*** DATA SUPPLIED

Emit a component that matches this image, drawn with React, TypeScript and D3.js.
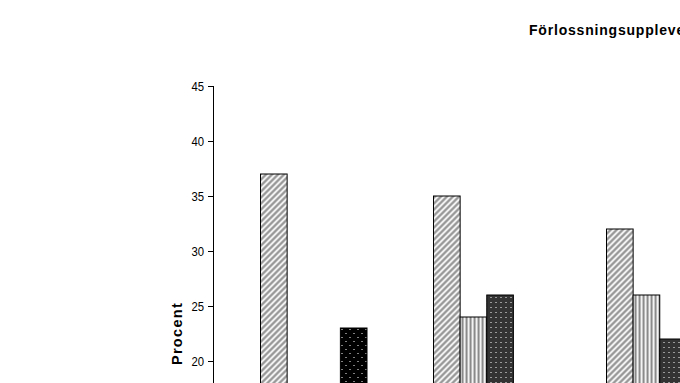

******
*** DATA SUPPLIED

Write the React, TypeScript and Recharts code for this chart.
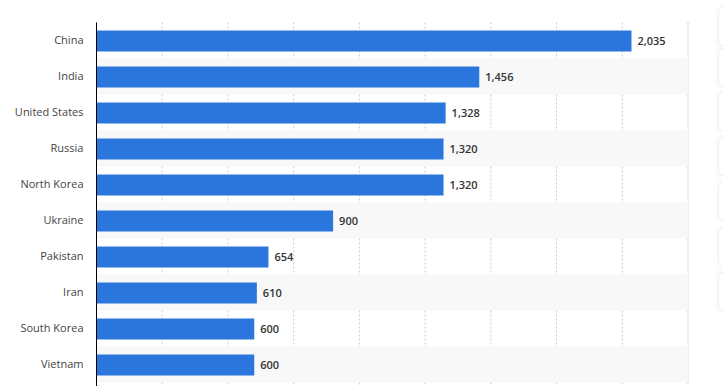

******
*** DATA SUPPLIED

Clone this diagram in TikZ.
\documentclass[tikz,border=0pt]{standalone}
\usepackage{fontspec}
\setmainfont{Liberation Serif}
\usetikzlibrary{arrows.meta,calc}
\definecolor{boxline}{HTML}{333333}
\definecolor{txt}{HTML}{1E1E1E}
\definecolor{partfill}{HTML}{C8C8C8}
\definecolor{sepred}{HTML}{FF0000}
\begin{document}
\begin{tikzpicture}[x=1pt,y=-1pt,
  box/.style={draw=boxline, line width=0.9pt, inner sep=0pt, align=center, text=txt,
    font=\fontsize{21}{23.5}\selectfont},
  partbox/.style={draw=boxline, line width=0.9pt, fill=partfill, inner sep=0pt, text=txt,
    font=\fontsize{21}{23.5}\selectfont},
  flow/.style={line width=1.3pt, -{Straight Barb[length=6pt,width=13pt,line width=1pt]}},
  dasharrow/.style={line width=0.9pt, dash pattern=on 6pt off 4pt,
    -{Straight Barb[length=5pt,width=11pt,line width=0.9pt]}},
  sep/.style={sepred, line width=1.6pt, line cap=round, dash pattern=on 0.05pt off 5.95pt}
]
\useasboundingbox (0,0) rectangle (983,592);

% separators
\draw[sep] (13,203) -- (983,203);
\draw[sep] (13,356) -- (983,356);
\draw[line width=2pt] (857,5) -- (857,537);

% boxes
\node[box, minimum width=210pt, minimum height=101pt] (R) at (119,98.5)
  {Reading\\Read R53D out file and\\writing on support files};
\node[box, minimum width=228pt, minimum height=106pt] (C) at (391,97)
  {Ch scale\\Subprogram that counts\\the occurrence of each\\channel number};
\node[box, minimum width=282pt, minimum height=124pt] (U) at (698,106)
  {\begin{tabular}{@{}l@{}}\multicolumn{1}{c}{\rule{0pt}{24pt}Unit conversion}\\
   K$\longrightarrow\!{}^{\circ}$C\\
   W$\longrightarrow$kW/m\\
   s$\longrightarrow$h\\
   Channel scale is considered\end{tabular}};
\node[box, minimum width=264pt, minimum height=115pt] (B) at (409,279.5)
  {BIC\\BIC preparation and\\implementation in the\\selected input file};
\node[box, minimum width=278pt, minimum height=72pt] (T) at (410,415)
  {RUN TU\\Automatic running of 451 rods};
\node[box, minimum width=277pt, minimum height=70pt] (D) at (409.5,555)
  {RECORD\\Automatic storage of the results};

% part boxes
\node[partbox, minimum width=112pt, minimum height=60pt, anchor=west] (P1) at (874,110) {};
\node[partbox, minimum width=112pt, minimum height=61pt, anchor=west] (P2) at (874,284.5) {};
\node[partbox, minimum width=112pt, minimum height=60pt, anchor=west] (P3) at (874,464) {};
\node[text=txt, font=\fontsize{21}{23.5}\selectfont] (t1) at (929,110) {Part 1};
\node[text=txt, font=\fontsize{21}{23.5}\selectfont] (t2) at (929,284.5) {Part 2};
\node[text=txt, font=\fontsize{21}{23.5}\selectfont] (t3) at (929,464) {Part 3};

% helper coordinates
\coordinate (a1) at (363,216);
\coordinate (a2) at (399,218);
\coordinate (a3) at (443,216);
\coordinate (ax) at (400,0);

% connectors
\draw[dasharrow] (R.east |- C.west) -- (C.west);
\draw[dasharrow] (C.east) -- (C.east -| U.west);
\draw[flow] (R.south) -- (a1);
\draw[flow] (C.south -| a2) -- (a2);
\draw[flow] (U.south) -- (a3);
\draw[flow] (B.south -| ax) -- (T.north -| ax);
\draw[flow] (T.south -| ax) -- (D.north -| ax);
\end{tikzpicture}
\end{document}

******

Find the count of lines in the data above where the string "this" occurs. Provide that number alone.

3